All healthcare providers have to answer questions in relation to the quality of healthcare they provide. They also need to give a detailed statement about the quality of each of the services they provide.
Indicators of quality
NHS and foundation trusts are required to report on a prescribed set of quality indicators in their Quality Accounts. The Health and Social Care Inforamtion Centre (HSCIC) Indicator Portal provides the latest data reported for each of the indicators. As trusts will be using the same data sources, they can easily be compared with each other. Trusts are asked to report the result for each quality indicator by following a prescribed statement, including what actions they have taken, or will take, to improve the results and therefore the quality of care they provide.
There are 15 quality indicators, however trusts will only have to report on the ones that are relevant to the services they provide. For example, an ambulance trust will include different indicators to those of a mental health trust as they provide different services.
Review of services
Find information about how many services a healthcare provider looked at in the last financial year. In order to measure the quality of a healthcare service, providers should review all relevant data available to them.
Deciding on areas for improvement
Organisations must decide on at least three areas where they are planning to improve the quality of their services. Organisations should also provide details about how they prioritise improvements and why and how they are planning to report back on progress to their patients and the public.

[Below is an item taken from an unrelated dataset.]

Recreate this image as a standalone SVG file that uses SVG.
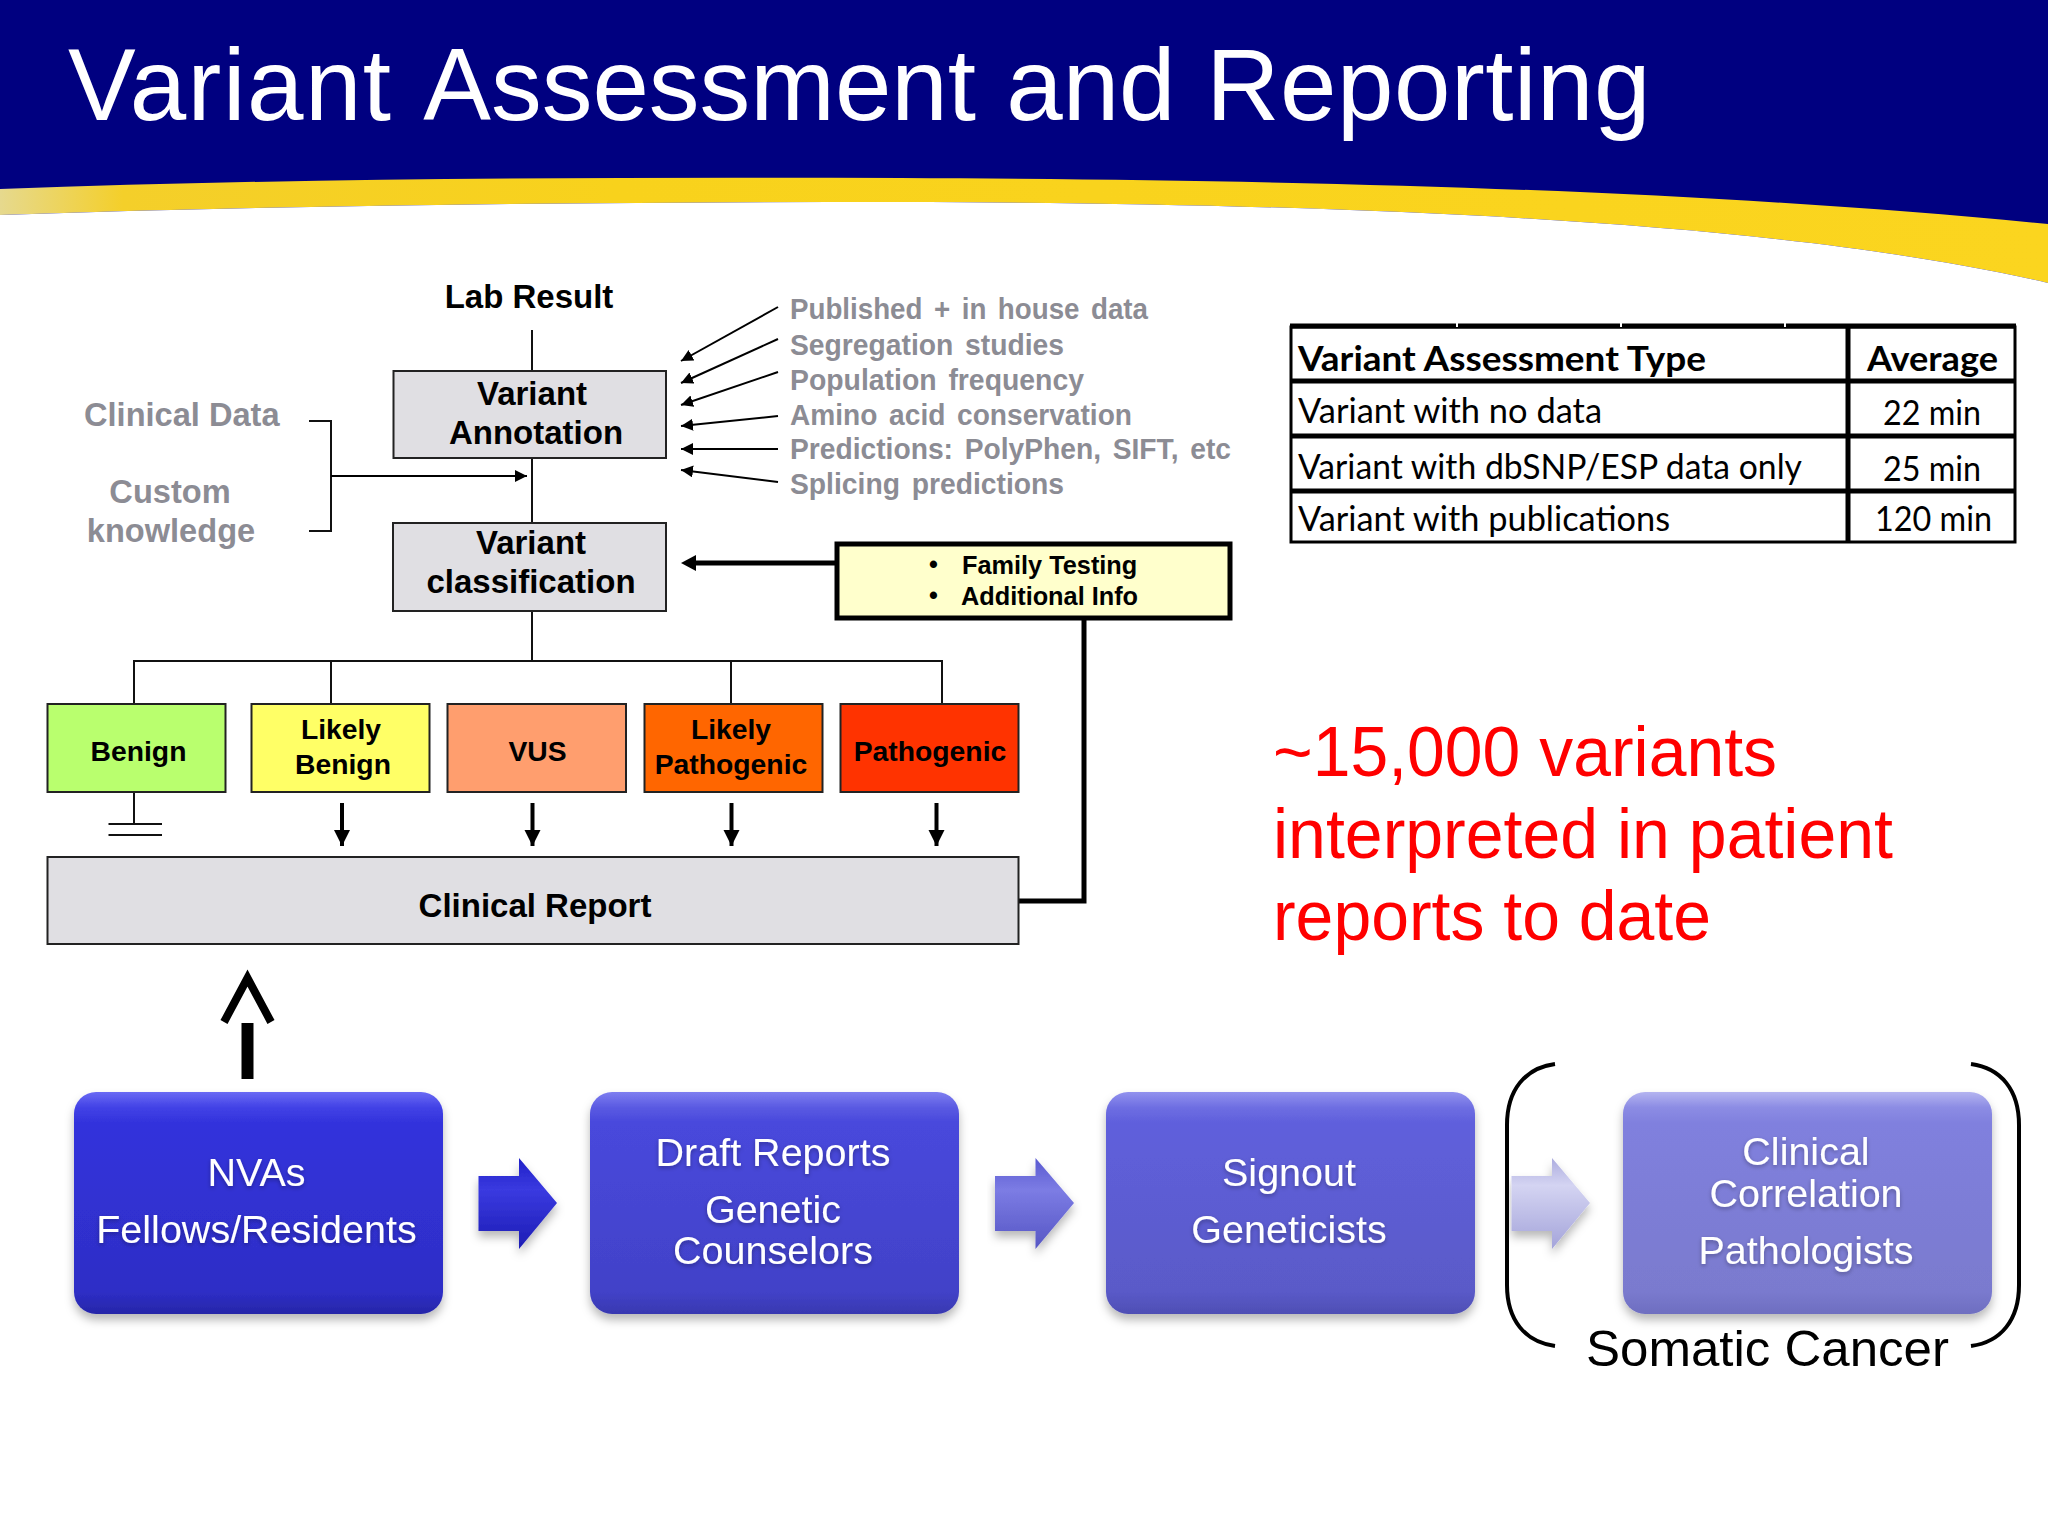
<svg xmlns="http://www.w3.org/2000/svg" width="2048" height="1536" viewBox="0 0 2048 1536">
<defs>
<style>
text{font-family:"Liberation Sans",Arial,sans-serif}
.b{font-weight:bold;fill:#000}
.m{text-anchor:middle}
.n{font-size:33px}
.c{font-size:28.300px}
.g{font-weight:bold;fill:#8c8c94;font-size:29px;word-spacing:4px}
.gl{font-weight:bold;fill:#8c8c94;font-size:32.600px}
.t{font-family:Lato,"Liberation Sans",sans-serif;font-size:34px;fill:#000}
.tb{font-weight:bold}
.w{fill:#fff;font-size:39.500px;text-anchor:middle;filter:url(#ts)}
.red{fill:#f00;font-size:70px}
.box{stroke:#222;stroke-width:2}
.l{fill:none;stroke:#111;stroke-width:2}
.a{fill:none;stroke:#000;stroke-width:2;marker-end:url(#ah)}
.d{fill:none;stroke:#000;stroke-width:4;marker-end:url(#dh)}
.th{fill:none;stroke:#000;stroke-width:5}
.tl{stroke:#000;stroke-width:5}
.br{fill:none;stroke:#000;stroke-width:4}
.rb{stroke:none;filter:url(#sh)}
</style>
<marker id="ah" markerUnits="userSpaceOnUse" markerWidth="14" markerHeight="14" refX="12" refY="6" orient="auto"><path d="M0 0L12 6L0 12Z" fill="#000"/></marker>
<marker id="dh" markerUnits="userSpaceOnUse" markerWidth="16" markerHeight="20" refX="16" refY="8" orient="auto"><path d="M0 0L16 8L0 16Z" fill="#000"/></marker>
<linearGradient id="band" x1="0" x2="1" y1="0" y2="0"><stop offset="0" stop-color="#e6d98e"/><stop offset=".06" stop-color="#f4cf2a"/><stop offset=".3" stop-color="#f8d21c"/><stop offset="1" stop-color="#fbd51f"/></linearGradient>
<linearGradient id="g1" x1="0" x2="0" y1="0" y2="1"><stop offset="0" stop-color="#6a6af4"/><stop offset=".07" stop-color="#4242e6"/><stop offset=".14" stop-color="#3232dc"/><stop offset=".9" stop-color="#2e2ec6"/><stop offset="1" stop-color="#2626a8"/></linearGradient>
<linearGradient id="g2" x1="0" x2="0" y1="0" y2="1"><stop offset="0" stop-color="#7e7ef0"/><stop offset=".07" stop-color="#5a5ae2"/><stop offset=".14" stop-color="#4848dc"/><stop offset=".9" stop-color="#4242c8"/><stop offset="1" stop-color="#3838b0"/></linearGradient>
<linearGradient id="g3" x1="0" x2="0" y1="0" y2="1"><stop offset="0" stop-color="#9292ee"/><stop offset=".07" stop-color="#6e6ee2"/><stop offset=".14" stop-color="#5f5fdc"/><stop offset=".9" stop-color="#5a5ac8"/><stop offset="1" stop-color="#4e4eb4"/></linearGradient>
<linearGradient id="g4" x1="0" x2="0" y1="0" y2="1"><stop offset="0" stop-color="#b4b4f0"/><stop offset=".07" stop-color="#8c8ce4"/><stop offset=".14" stop-color="#8080de"/><stop offset=".9" stop-color="#7a7ace"/><stop offset="1" stop-color="#6e6ec0"/></linearGradient>
<linearGradient id="a1" x1="0" x2="0" y1="0" y2="1"><stop offset="0" stop-color="#2020c8"/><stop offset=".35" stop-color="#3a3ae0"/><stop offset="1" stop-color="#1c1cb4"/></linearGradient>
<linearGradient id="a2" x1="0" x2="0" y1="0" y2="1"><stop offset="0" stop-color="#5a5ad0"/><stop offset=".35" stop-color="#7c7ce4"/><stop offset="1" stop-color="#5656c4"/></linearGradient>
<linearGradient id="a3" x1="0" x2="0" y1="0" y2="1"><stop offset="0" stop-color="#acacdf"/><stop offset=".3" stop-color="#d4d4f2"/><stop offset="1" stop-color="#a4a4da"/></linearGradient>
<filter id="sh" x="-10%" y="-10%" width="120%" height="125%"><feDropShadow dx="0" dy="6" stdDeviation="5" flood-color="#000" flood-opacity=".28"/></filter>
<filter id="ts" x="-10%" y="-20%" width="120%" height="150%"><feDropShadow dx="0" dy="2" stdDeviation="2" flood-color="#000" flood-opacity=".3"/></filter>
</defs>
<rect width="2048" height="1536" fill="#fff"/>
<g id="header">
<rect width="2048" height="290" fill="#000080"/>
<path d="M0 189C300 178 600 177 900 178C1400 180 1750 195 2048 224V283C1800 225 1400 203 900 202C600 202 300 205 0 215Z" fill="url(#band)"/>
<path d="M0 215C300 205 600 202 900 202C1400 203 1800 225 2048 283V300H0Z" fill="#fff"/>
<text x="68" y="120" font-size="101.500" fill="#fff"><tspan letter-spacing="1.500">Variant</tspan><tspan dx="8"> Assessment</tspan><tspan dx="2"> and</tspan><tspan dx="2" letter-spacing=".5"> Reporting</tspan></text>
</g>
<g id="connectors">
<path class="l" d="M532 330V371M532 458V523M532 611V662M134 704V661H942V704M331 661V704M731 661V704M134 792V824"/>
<path class="l" d="M108.500 824H162M108.500 835H162"/>
<path class="l" d="M309 421H331V531H309"/>
<path class="a" d="M331 476H527"/>
<path class="a" d="M778 307L681 361"/>
<path class="a" d="M778 339L681 383"/>
<path class="a" d="M778 372L681 405"/>
<path class="a" d="M778 416L681 426"/>
<path class="a" d="M778 449H681"/>
<path class="a" d="M778 482L681 470"/>
<path class="th" d="M836 563H695"/>
<path d="M681 563L696 555V571Z" fill="#000"/>
<path class="th" d="M1084 619V901H1019"/>
<path class="d" d="M342 803V846"/>
<path class="d" d="M532.500 803V846"/>
<path class="d" d="M731.500 803V846"/>
<path class="d" d="M936.500 803V846"/>
<path d="M241.500 1023H253.500V1079H241.500Z" fill="#000"/>
<path d="M224 1022L247.500 978L271 1022" fill="none" stroke="#000" stroke-width="8" stroke-linejoin="miter"/>
</g>
<g id="lab-result"><text class="b m" x="529" y="308" font-size="33">Lab Result</text></g>
<g id="clinical-data"><text class="gl" x="84" y="426">Clinical Data</text></g>
<g id="custom-knowledge"><text class="gl m" x="170" y="503">Custom</text><text class="gl m" x="171" y="542">knowledge</text></g>
<g id="variant-annotation"><rect class="box" x="393.500" y="371" width="272.500" height="87" fill="#e0dfe3"/><text class="b m n" x="532" y="405">Variant</text><text class="b m n" x="536" y="444">Annotation</text></g>
<g id="variant-classification"><rect class="box" x="393" y="523" width="273" height="88" fill="#e0dfe3"/><text class="b m n" x="531" y="554">Variant</text><text class="b m n" x="531" y="593">classification</text></g>
<g id="sources">
<text class="g" x="790" y="319" textLength="358" lengthAdjust="spacingAndGlyphs">Published + in house data</text>
<text class="g" x="790" y="355" textLength="274" lengthAdjust="spacingAndGlyphs">Segregation studies</text>
<text class="g" x="790" y="390" textLength="294" lengthAdjust="spacingAndGlyphs">Population frequency</text>
<text class="g" x="790" y="425" textLength="342" lengthAdjust="spacingAndGlyphs">Amino acid conservation</text>
<text class="g" x="790" y="459" textLength="441" lengthAdjust="spacingAndGlyphs">Predictions: PolyPhen, SIFT, etc</text>
<text class="g" x="790" y="494" textLength="274" lengthAdjust="spacingAndGlyphs">Splicing predictions</text>
</g>
<g id="family-testing"><rect x="837" y="544" width="393" height="74" fill="#ffffcc" stroke="#000" stroke-width="5"/>
<text class="b" x="929" y="573" font-size="25.300">•</text><text class="b" x="962" y="574" font-size="25.300">Family Testing</text>
<text class="b" x="929" y="604" font-size="25.300">•</text><text class="b" x="961" y="605" font-size="25.300">Additional Info</text></g>
<g id="benign"><rect class="box" x="47.500" y="704" width="178" height="88" fill="#b9ff6e"/><text class="b m c" x="138.500" y="761">Benign</text></g>
<g id="likely-benign"><rect class="box" x="251.500" y="704" width="178" height="88" fill="#ffff66"/><text class="b m c" x="341" y="739">Likely</text><text class="b m c" x="343" y="774">Benign</text></g>
<g id="vus"><rect class="box" x="447.500" y="704" width="178.500" height="88" fill="#ff9e6e"/><text class="b m c" x="537.500" y="761">VUS</text></g>
<g id="likely-pathogenic"><rect class="box" x="644.500" y="704" width="178" height="88" fill="#ff6600"/><text class="b m c" x="731" y="739">Likely</text><text class="b m c" x="731" y="774">Pathogenic</text></g>
<g id="pathogenic"><rect class="box" x="840.500" y="704" width="178" height="88" fill="#ff3300"/><text class="b m c" x="930" y="761">Pathogenic</text></g>
<g id="clinical-report"><rect class="box" x="47.500" y="857" width="971" height="87" fill="#e0dfe3"/><text class="b m" x="535" y="917" font-size="33">Clinical Report</text></g>
<g id="assessment-table">
<rect x="1291" y="327" width="724" height="215" fill="#fff" stroke="#000" stroke-width="3"/>
<path class="tl" d="M1290 326H2016M1290 381H2016M1290 436H2016M1290 491H2016M1848 326V542"/>
<path stroke="#fff" stroke-width="2" d="M1457 323V327M1621 323V327M1785 323V327"/>
<text class="t tb" x="1298" y="371" textLength="408" lengthAdjust="spacingAndGlyphs">Variant Assessment Type</text>
<text class="t tb" x="1867" y="371" textLength="131" lengthAdjust="spacingAndGlyphs">Average</text>
<text class="t" x="1298" y="423" textLength="304" lengthAdjust="spacingAndGlyphs">Variant with no data</text>
<text class="t" x="1883" y="425" textLength="98" lengthAdjust="spacingAndGlyphs">22 min</text>
<text class="t" x="1298" y="479" textLength="504" lengthAdjust="spacingAndGlyphs">Variant with dbSNP/ESP data only</text>
<text class="t" x="1883" y="481" textLength="98" lengthAdjust="spacingAndGlyphs">25 min</text>
<text class="t" x="1298" y="531" textLength="372" lengthAdjust="spacingAndGlyphs">Variant with publications</text>
<text class="t" x="1875" y="531" textLength="117" lengthAdjust="spacingAndGlyphs">120 min</text>
</g>
<g id="variant-count">
<text class="red" x="1273" y="776" textLength="504" lengthAdjust="spacingAndGlyphs">~15,000 variants</text>
<text class="red" x="1273" y="858" textLength="620" lengthAdjust="spacingAndGlyphs">interpreted in patient</text>
<text class="red" x="1273" y="940" textLength="438" lengthAdjust="spacingAndGlyphs">reports to date</text>
</g>
<g id="nvas"><rect class="rb" x="74" y="1092" width="369" height="222" rx="22" fill="url(#g1)"/><text class="w" x="256.500" y="1186">NVAs</text><text class="w" x="256.500" y="1243">Fellows/Residents</text></g>
<g id="arrow-1"><path d="M478.500 1176H519V1158L557 1203L519 1249V1231H478.500Z" fill="url(#a1)" class="rb"/></g>
<g id="draft-reports"><rect class="rb" x="590" y="1092" width="369" height="222" rx="22" fill="url(#g2)"/><text class="w" x="773" y="1166">Draft Reports</text><text class="w" x="773" y="1223">Genetic</text><text class="w" x="773" y="1264">Counselors</text></g>
<g id="arrow-2"><path d="M995 1176H1035.500V1158L1074 1203L1035.500 1249V1231H995Z" fill="url(#a2)" class="rb"/></g>
<g id="signout"><rect class="rb" x="1106" y="1092" width="369" height="222" rx="22" fill="url(#g3)"/><text class="w" x="1289" y="1186">Signout</text><text class="w" x="1289" y="1243">Geneticists</text></g>
<g id="arrow-3"><path d="M1511.500 1176H1552V1158L1590 1203L1552 1249V1231H1511.500Z" fill="url(#a3)" class="rb"/></g>
<g id="clinical-correlation"><rect class="rb" x="1623" y="1092" width="369" height="222" rx="22" fill="url(#g4)"/><text class="w" x="1806" y="1165">Clinical</text><text class="w" x="1806" y="1207">Correlation</text><text class="w" x="1806" y="1264">Pathologists</text></g>
<g id="somatic-cancer">
<path class="br" d="M1555 1064C1525 1068 1507 1090 1507 1125V1285C1507 1320 1525 1342 1555 1346"/>
<path class="br" d="M1971 1064C2001 1068 2019 1090 2019 1125V1285C2019 1320 2001 1342 1971 1346"/>
<text x="1586" y="1366" font-size="50" fill="#000" textLength="363" lengthAdjust="spacingAndGlyphs">Somatic Cancer</text>
</g>
</svg>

Patients’ views should be taken into account when organisations decide on the priorities for improvement.
Taking part in national, local and clinical audits
A clinical audit is the process by which the quality of care and services provided are measured against agreed standards. Where services do not meet the agreed standard, the audit provides a framework where suggestions for improvements can be made. A third party conducts national audits. Participating in these audits gives organisations the opportunity to compare their results with other organisations. Local audits are conducted by the organisation itself. Here they evaluate aspects of care that the healthcare professionals themselves have selected as being important to their team. The statements on clinical audit demonstrate the healthcare provider is concerned with monitoring the quality of their services and improving the healthcare provided.
Taking part in clinical research
Clinical research is a central part of the NHS, as it is through research that the NHS is able to offer new treatments and improve people’s health. Organisations that take part in clinical research are actively working to improve the drugs and treatments offered to their patients. This statement shows the number of patients who were recruited to take part in clinical research and being treated by the healthcare provider. Participation in clinical research gives patients access to the latest drugs and treatments in development.
What the Care Quality Commission (CQC) says about us
The CQC is responsible for ensuring health and social care services meet essential standards of quality and safety. Healthcare providers must register their service with the CQC or they will not be allowed to operate. Providers must give two statements to the CQC, these are described below.
The first statement gives information on a provider’s registration status. Organisations are either registered without any conditions, registered with conditions, or not registered. The CQC can apply specific conditions in response to serious risks that it finds. For example, it can demand a ward or service is closed until the provider meets safety requirements, or that it is suspended or taken off the register if absolutely necessary.
The CQC also encourages improvements to healthcare services by making information about the quality of a provider’s care available to the public and by carrying out reviews and investigations about particular types of care.
The second statement provides information on what reviews and/or investigations the provider has taken part in and what the CQC said about the provider.
Accuracy of our data
Organisations need to collect accurate data so they can define the quality of the services they provide. The statements in the data accuracy section are designed to give an indication of the quality and accuracy of the information an organisation collects.
The first statement provides information on the number of patient records held by an organisation, including a patient’s NHS number and the General Medical Practice Code for a patient’s GP practice. It is important that a patient’s NHS number is recorded in their notes to ensure they are correctly identified at all times and receive appropriate treatment. It is also important that the General Medical Practice Code is recorded so that information about the patient’s health and any hospital treatment received is sent back to their GP, who should be able to treat the patient appropriately.
The second statement shows the score that a provider achieved after a self-assessment. Organisations use the Information Governance Toolkit provided by NHS Digital to assist in measuring the quality of the IT data systems, standards and processes used in the organisation to collect data.
The third statement provides information on the number of errors introduced into a patient’s notes. This may occur when a clinical coder translates the written information provided by a clinician regarding a patient’s diagnosis and treatment into standard codes. These codes are nationally and internationally recognised and are used by healthcare professionals and researchers to check on the outcomes of a patient’s diagnosis and treatment and compare it to other patients and organisations in other parts of the country and abroad.